Written task » Without the pictures, reproduce the records that follow exactly.

----- Records to process -----

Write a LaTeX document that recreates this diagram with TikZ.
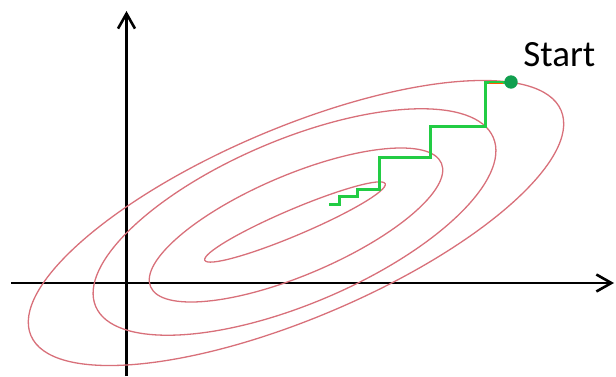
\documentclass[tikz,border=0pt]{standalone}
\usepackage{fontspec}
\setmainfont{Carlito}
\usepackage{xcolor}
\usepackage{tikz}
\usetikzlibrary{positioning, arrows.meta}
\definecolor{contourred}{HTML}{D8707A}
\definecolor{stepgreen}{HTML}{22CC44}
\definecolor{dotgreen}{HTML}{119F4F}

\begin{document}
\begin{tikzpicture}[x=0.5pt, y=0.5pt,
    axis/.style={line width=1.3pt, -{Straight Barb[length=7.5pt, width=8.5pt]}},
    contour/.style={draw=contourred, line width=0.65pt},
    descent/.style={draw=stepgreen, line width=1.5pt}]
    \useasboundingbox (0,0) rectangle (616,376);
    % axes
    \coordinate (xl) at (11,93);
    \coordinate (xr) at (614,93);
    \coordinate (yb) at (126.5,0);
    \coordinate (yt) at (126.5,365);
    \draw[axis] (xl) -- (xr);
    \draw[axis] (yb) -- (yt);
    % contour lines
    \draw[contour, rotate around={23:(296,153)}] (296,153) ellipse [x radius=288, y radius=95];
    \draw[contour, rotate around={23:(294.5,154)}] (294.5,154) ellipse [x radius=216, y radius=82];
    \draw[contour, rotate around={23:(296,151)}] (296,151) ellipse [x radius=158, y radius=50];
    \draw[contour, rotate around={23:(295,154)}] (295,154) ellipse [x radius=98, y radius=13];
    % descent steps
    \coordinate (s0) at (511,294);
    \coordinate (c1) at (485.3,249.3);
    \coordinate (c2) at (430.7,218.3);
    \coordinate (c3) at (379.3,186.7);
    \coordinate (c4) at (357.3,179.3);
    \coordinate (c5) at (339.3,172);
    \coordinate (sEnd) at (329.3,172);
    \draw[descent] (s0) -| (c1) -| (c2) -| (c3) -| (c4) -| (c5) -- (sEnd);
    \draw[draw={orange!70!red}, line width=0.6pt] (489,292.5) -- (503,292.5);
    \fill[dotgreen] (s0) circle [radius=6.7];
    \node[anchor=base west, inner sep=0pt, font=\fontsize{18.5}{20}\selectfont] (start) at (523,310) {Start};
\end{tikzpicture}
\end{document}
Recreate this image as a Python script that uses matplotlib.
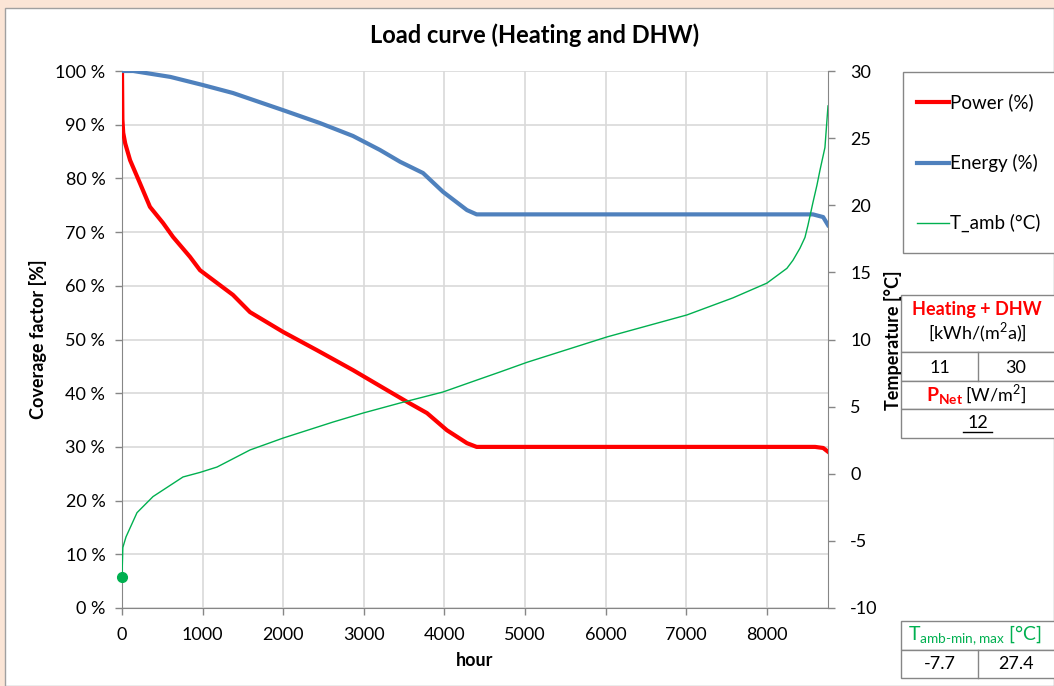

-----

Result of this task »
Write a LaTeX document that recreates this diagram with TikZ.
\documentclass[tikz,border=0pt]{standalone}
\usepackage{fontspec}
\setmainfont{Carlito}
\usepackage{xcolor}
\usepackage{tikz}
\usetikzlibrary{positioning, arrows.meta}
\definecolor{contourred}{HTML}{D8707A}
\definecolor{stepgreen}{HTML}{22CC44}
\definecolor{dotgreen}{HTML}{119F4F}

\begin{document}
\begin{tikzpicture}[x=0.5pt, y=0.5pt,
    axis/.style={line width=1.3pt, -{Straight Barb[length=7.5pt, width=8.5pt]}},
    contour/.style={draw=contourred, line width=0.65pt},
    descent/.style={draw=stepgreen, line width=1.5pt}]
    \useasboundingbox (0,0) rectangle (616,376);
    % axes
    \coordinate (xl) at (11,93);
    \coordinate (xr) at (614,93);
    \coordinate (yb) at (126.5,0);
    \coordinate (yt) at (126.5,365);
    \draw[axis] (xl) -- (xr);
    \draw[axis] (yb) -- (yt);
    % contour lines
    \draw[contour, rotate around={23:(296,153)}] (296,153) ellipse [x radius=288, y radius=95];
    \draw[contour, rotate around={23:(294.5,154)}] (294.5,154) ellipse [x radius=216, y radius=82];
    \draw[contour, rotate around={23:(296,151)}] (296,151) ellipse [x radius=158, y radius=50];
    \draw[contour, rotate around={23:(295,154)}] (295,154) ellipse [x radius=98, y radius=13];
    % descent steps
    \coordinate (s0) at (511,294);
    \coordinate (c1) at (485.3,249.3);
    \coordinate (c2) at (430.7,218.3);
    \coordinate (c3) at (379.3,186.7);
    \coordinate (c4) at (357.3,179.3);
    \coordinate (c5) at (339.3,172);
    \coordinate (sEnd) at (329.3,172);
    \draw[descent] (s0) -| (c1) -| (c2) -| (c3) -| (c4) -| (c5) -- (sEnd);
    \draw[draw={orange!70!red}, line width=0.6pt] (489,292.5) -- (503,292.5);
    \fill[dotgreen] (s0) circle [radius=6.7];
    \node[anchor=base west, inner sep=0pt, font=\fontsize{18.5}{20}\selectfont] (start) at (523,310) {Start};
\end{tikzpicture}
\end{document}
Recreate this image as a Python script that uses matplotlib.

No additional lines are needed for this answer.